Matthieu grec ajoute cette sentence christique, qu’il tient sans doute de bonne part : « En vérité je vous le dis : tout ce que vous lierez sur la terre sera tenu au ciel pour lié, et tout ce que vous délierez sur la terre sera tenu au ciel pour lié. » (Mt 18, 18). En effet, dans ce discours ecclésiastique de Matthieu grec (18), Jésus est censé s’adresser à ses disciples juste après la petite anecdote de la redevance au Temple acquittée par Jésus et Pierre (notre épisode 95). Et précisément, ces paroles de Jésus semblent étendre à tous les disciples le privilège qui avait d’abord été concédé au seul Pierre, lors de sa profession de foi (notre épisode 88). Privilège dont nous ne trouvions mention que dans Matthieu grec (16, 19). La communauté en effet, dans ses jugements, même si ce n’est pas en matière de foi, mais seulement en matière prudentielle, décide au nom de Dieu. Et ses décisions sont ratifiées par le ciel.

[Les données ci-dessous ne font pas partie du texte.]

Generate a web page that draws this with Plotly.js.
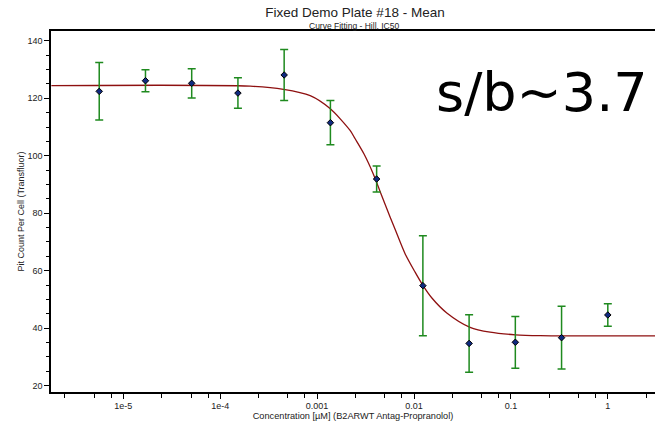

Bien plus, la remise des fautes par l’Eglise, au pécheur qui fait pénitence, deviendra l’objet d’un sacrement institué le jour même de la Résurrection, et presque dans la forme dont on se sert ici : « Ceux à qui vous remettrez les péchés, ils leur seront remis ; ceux à qui vous les retiendrez, ils leur seront retenus. » (Jn 20, 23).